De ce point de vue, qui n’ignore pas que le Sénégal traverse lui aussi la plus grave crise de ses 60 ans d’existence en tant que pays souverain ? Qui ne se rend pas compte que notre pays lutte pour sa survie économique avec des secteurs entiers de l’activité qui sont par terre, des entreprises qui ferment en cascade, un chômage plus qu’endémique précipitant des milliers de jeunes dans des pirogues pour espérer gagner un continent européen lui-même durement frappé par la pandémie et menacé — si ce n’est déjà arrivé — par une récession sans précédent. Inutile de dire que ces pays vers lesquels nous nous tournions au moindre problème pour qu’ils nous aident ont aujourd’hui d’autres chats à fouetter. Ils se préoccupent d’abord de balayer devant leurs propres portes et songent avant tout à se défendre contre la pandémie qui fait des milliers de morts chaque jour dans le continent européen.

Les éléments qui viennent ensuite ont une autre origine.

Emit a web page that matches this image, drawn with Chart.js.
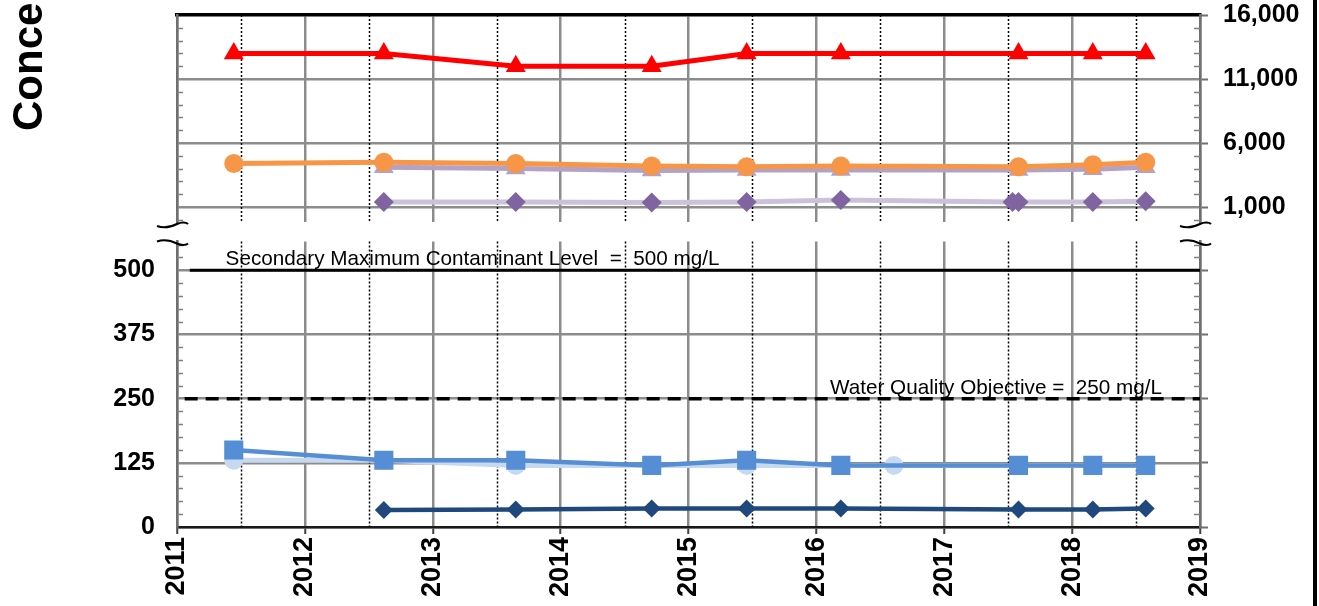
<!DOCTYPE html>
<html>
<head>
<meta charset="utf-8">
<script src="https://cdn.jsdelivr.net/npm/chart.js@4.4.1/dist/chart.umd.min.js"></script>
<style>
  html, body { margin: 0; padding: 0; background: #fff; overflow: hidden; }
  #wrap { position: relative; width: 1319px; height: 606px; }
  canvas { position: absolute; left: 0; }
  #upper { top: 0; }
  #lower { top: 228px; }
  #edge { position: absolute; left: 1313px; top: 0; width: 4px; height: 606px; background: #000; }
</style>
</head>
<body>
<div id="wrap">
  <canvas id="upper" width="1319" height="235"></canvas>
  <canvas id="lower" width="1319" height="378"></canvas>
  <div id="edge"></div>
</div>
<script>
Chart.defaults.font.family = "'Liberation Sans', Arial, sans-serif";
Chart.defaults.color = '#000';

// sampling dates
const sampleDates = ['2011-06-12', '2012-08-14', '2013-08-26', '2014-09-18', '2015-06-16', '2016-03-11', '2017-08-01', '2018-03-01', '2018-07-30'];
const laterDates = ['2012-08-14', '2013-08-26', '2014-09-18', '2015-06-16', '2016-03-11', '2017-08-01', '2018-03-01', '2018-07-30'];
const diamondDates = ['2012-08-14', '2013-08-26', '2014-09-18', '2015-06-16', '2016-03-11', '2017-07-15', '2017-08-01', '2018-03-01', '2018-07-30'];
const circleDates = ['2011-06-12', '2012-08-14', '2013-08-26', '2014-09-18', '2015-06-16', '2016-03-11', '2016-08-10', '2017-08-01', '2018-03-01', '2018-07-30'];

// upper panel values (mg/L)
const redValues = [13000, 13000, 12000, 12000, 13000, 13000, 13000, 13000, 13000];
const orangeValues = [4400, 4500, 4400, 4200, 4150, 4200, 4150, 4300, 4500];
const lavenderValues = [4100, 4000, 3850, 3900, 3900, 3900, 3950, 4100];
const purpleValues = [1400, 1400, 1350, 1400, 1550, 1400, 1400, 1400, 1450];

// lower panel values (mg/L)
const squareValues = [150, 130, 130, 120, 130, 120, 120, 120, 120];
const lightBlueValues = [130, 130, 120, 120, 120, 120, 120, 120, 120, 120];
const darkBlueValues = [33, 34, 36, 36, 36, 34, 34, 36];

const smclValue = 500;
const wqoValue = 250;

const yearTicks = [2011, 2012, 2013, 2014, 2015, 2016, 2017, 2018, 2019];
const seasonLines = [2011.5, 2012.5, 2013.5, 2014.5, 2015.5, 2016.5, 2017.5, 2018.5];
const upperTicks = [1000, 6000, 11000, 16000];
const lowerTicks = [0, 125, 250, 375, 500];

function toYear(s) {
  const d = new Date(s + 'T00:00:00Z');
  const y = d.getUTCFullYear();
  const start = Date.UTC(y, 0, 1);
  return y + (d - start) / (Date.UTC(y + 1, 0, 1) - start);
}

function series(label, dates, values, color, width, style, radius, markColor) {
  return {
    label,
    data: dates.map((d, i) => ({ x: toYear(d), y: values[i] })),
    borderColor: color,
    backgroundColor: markColor || color,
    borderWidth: width,
    pointStyle: style,
    pointRadius: radius,
    pointHoverRadius: radius,
    pointBorderWidth: 0,
    tension: 0,
  };
}

const useTicks = (list) => (s) => { s.ticks = list.map((v) => ({ value: v })); };
const fixSize = (size) => (s) => {
  if (s.isHorizontal()) s.height = size; else s.width = size;
  s.paddingTop = s.paddingBottom = s.paddingLeft = s.paddingRight = 0;
};

function squiggle(ctx, x, y, flip) {
  const d = flip ? -1 : 1;
  ctx.beginPath();
  ctx.moveTo(x - 20, y + d);
  ctx.bezierCurveTo(x - 12, y + 4 * d, x - 6, y + 2 * d, x, y - d);
  ctx.bezierCurveTo(x + 4, y - 3 * d, x + 9, y - 3 * d, x + 11, y - d);
  ctx.stroke();
}

const decor = {
  id: 'decor',
  beforeDatasetsDraw(chart, args, opts) {
    const { ctx, chartArea: a, scales } = chart;
    ctx.save();
    // dotted mid-year lines
    ctx.strokeStyle = '#000';
    ctx.lineWidth = 1.5;
    ctx.setLineDash([2, 2]);
    seasonLines.forEach((v) => {
      const x = Math.round(scales.x.getPixelForValue(v)) + 0.5;
      ctx.beginPath();
      ctx.moveTo(x, a.top);
      ctx.lineTo(x, a.bottom);
      ctx.stroke();
    });
    ctx.setLineDash([]);
    // minor ticks on both value axes
    ctx.strokeStyle = '#808080';
    const y = scales.y;
    for (let v = Math.ceil(y.min / opts.minorStep) * opts.minorStep; v <= y.max; v += opts.minorStep) {
      if (opts.majors.includes(v)) continue;
      const py = Math.round(y.getPixelForValue(v)) + 0.5;
      ctx.beginPath();
      ctx.moveTo(a.left, py);
      ctx.lineTo(a.left + 6, py);
      ctx.moveTo(a.right - 6, py);
      ctx.lineTo(a.right, py);
      ctx.stroke();
    }
    ctx.restore();
  },
  afterDraw(chart, args, opts) {
    const { ctx, chartArea: a, scales } = chart;
    ctx.save();
    // axis break marks
    ctx.strokeStyle = '#000';
    ctx.lineWidth = 2;
    const by = opts.breakAtBottom ? a.bottom + 3 : a.top + 1;
    squiggle(ctx, a.left, by, !opts.breakAtBottom);
    squiggle(ctx, a.right, by, !opts.breakAtBottom);

    ctx.fillStyle = '#000';
    ctx.font = "20.7px 'Liberation Sans', Arial, sans-serif";
    ctx.textAlign = 'left';
    ctx.textBaseline = 'alphabetic';
    (opts.notes || []).forEach((n) => {
      ctx.fillText(n.text, scales.x.getPixelForValue(n.x), scales.y.getPixelForValue(n.y) - 5);
    });

    if (opts.yTitle) {
      ctx.translate(42, 131);
      ctx.rotate(-Math.PI / 2);
      ctx.font = "bold 42px 'Liberation Sans', Arial, sans-serif";
      ctx.fillText(opts.yTitle, 0, 0);
    }
    ctx.restore();
  },
};

const gridGray = '#8c8c8c';
const axisGray = '#6f6f6f';
const tickFont = { size: 25, weight: 'bold' };

new Chart(document.getElementById('upper'), {
  type: 'line',
  data: {
    datasets: [
      series('Red', sampleDates, redValues, '#ff0000', 5, 'triangle', 11.5),
      series('Orange', sampleDates, orangeValues, '#f79646', 5, 'circle', 9.5),
      series('Lavender', laterDates, lavenderValues, '#b3a2c7', 5, 'triangle', 11.5),
      series('Purple', diamondDates, purpleValues, '#ccc1da', 5, 'rectRot', 10, '#8064a2'),
    ],
  },
  options: {
    responsive: false,
    devicePixelRatio: 1,
    animation: false,
    events: [],
    layout: { padding: { top: 15, bottom: 13, left: 0, right: 0 } },
    plugins: {
      legend: { display: false },
      tooltip: { enabled: false },
      decor: { minorStep: 1000, majors: upperTicks, breakAtBottom: true, yTitle: 'Concentration (mg/L)' },
    },
    scales: {
      x: {
        type: 'linear', position: 'top', min: 2011, max: 2019,
        afterBuildTicks: useTicks(yearTicks),
        ticks: { display: false },
        grid: { color: gridGray, lineWidth: 2.5, drawTicks: false },
        border: { color: '#000', width: 3.5 },
        afterFit: fixSize(0),
      },
      y: {
        position: 'left', min: -170, max: 16000,
        afterBuildTicks: useTicks(upperTicks),
        ticks: { display: false },
        grid: { color: (c) => (c.tick && c.tick.value === 16000 ? 'rgba(0,0,0,0)' : gridGray), lineWidth: 2.5, drawTicks: false },
        border: { color: axisGray, width: 2.5 },
        afterFit: fixSize(177),
      },
      yR: {
        position: 'right', min: -170, max: 16000,
        afterBuildTicks: useTicks(upperTicks),
        ticks: { font: tickFont, padding: 15, color: '#000' },
        grid: { drawOnChartArea: false, tickLength: 8, tickColor: axisGray, tickWidth: 2 },
        border: { color: axisGray, width: 2.5 },
        afterFit: fixSize(119),
      },
    },
  },
  plugins: [decor],
});

new Chart(document.getElementById('lower'), {
  type: 'line',
  data: {
    datasets: [
      series('Blue squares', sampleDates, squareValues, '#558ed5', 4.5, 'rect', 13.5),
      series('Light blue', circleDates, lightBlueValues, '#c6d9f0', 5, 'circle', 9.5),
      series('Dark blue', laterDates, darkBlueValues, '#1f497d', 4.5, 'rectRot', 9),
      { label: 'SMCL', data: [{ x: 2011.1, y: smclValue }, { x: 2019, y: smclValue }], borderColor: '#000', borderWidth: 3, pointRadius: 0 },
      { label: 'WQO', data: [{ x: 2011.06, y: wqoValue }, { x: 2019, y: wqoValue }], borderColor: '#000', borderWidth: 3.5, borderDash: [13, 8], pointRadius: 0 },
    ],
  },
  options: {
    responsive: false,
    devicePixelRatio: 1,
    animation: false,
    events: [],
    layout: { padding: { top: 0, bottom: 0, left: 0, right: 0 } },
    plugins: {
      legend: { display: false },
      tooltip: { enabled: false },
      decor: {
        minorStep: 25, majors: lowerTicks, breakAtBottom: false,
        notes: [
          { text: 'Secondary Maximum Contaminant Level  =  500 mg/L', x: 2011.38, y: smclValue },
          { text: 'Water Quality Objective =  250 mg/L', x: 2016.106, y: wqoValue },
        ],
      },
    },
    scales: {
      x: {
        type: 'linear', position: 'bottom', min: 2011, max: 2019,
        afterBuildTicks: useTicks(yearTicks),
        ticks: { minRotation: 90, maxRotation: 90, autoSkip: false, padding: 3, font: { size: 27, weight: 'bold' }, color: '#000', callback: (v) => String(v) },
        grid: { color: gridGray, lineWidth: 2.5, tickLength: 7, tickColor: '#404040', tickWidth: 2 },
        border: { color: '#1a1a1a', width: 2.5 },
        afterFit: fixSize(79),
      },
      y: {
        position: 'left', min: 0, max: 556,
        afterBuildTicks: useTicks(lowerTicks),
        ticks: { font: tickFont, padding: 22, color: '#000' },
        grid: { color: gridGray, lineWidth: 2.5, drawTicks: false },
        border: { color: axisGray, width: 2.5 },
        afterFit: fixSize(177),
      },
      yR: {
        position: 'right', min: 0, max: 556,
        afterBuildTicks: useTicks(lowerTicks),
        ticks: { display: false },
        grid: { drawOnChartArea: false, tickLength: 8, tickColor: axisGray, tickWidth: 2 },
        border: { color: axisGray, width: 2.5 },
        afterFit: fixSize(119),
      },
    },
  },
  plugins: [decor],
});
</script>
</body>
</html>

Sur le plan sécuritaire, également, le Sénégal n’est pas à l’abri de convulsions avec ce qui se passe au Mali où les djihadistes occupent la moitié Nord du pays — et où l’on évoque de plus en plus le départ des militaires français de l’opération « barkhane » qui empêchent encore ces barbus de bivouaquer à Bamako. Au Sud, le passage en force du vieux camarade Alpha Condé pour un troisième mandat à l’évidence de trop risque évidemment de faire déferler un flot important de réfugiés chez nous. Sans compter qu’un éventuel embrasement de la Côte d’Ivoire — qui pèse 40 % du Pib de l’Uemoa —aura forcément des répercussions dans tout cet espace, et naturellement au Sénégal où le feu couve sous la cendre et où il ne manquerait plus qu’Ousmane Sonko souffle sur les braises… en Casamance. C’est en tout cas, dit-on, l’une des plus grandes craintes du président de la République qui, pour établir un cordon sanitaire autour de cette région, est allé chercher Idrissa Seck pour l’associer de nouveau au pouvoir. Car il ne faut surtout pas que les collectivités locales tombent entre certaines mains !
Retour en zone pour Idy !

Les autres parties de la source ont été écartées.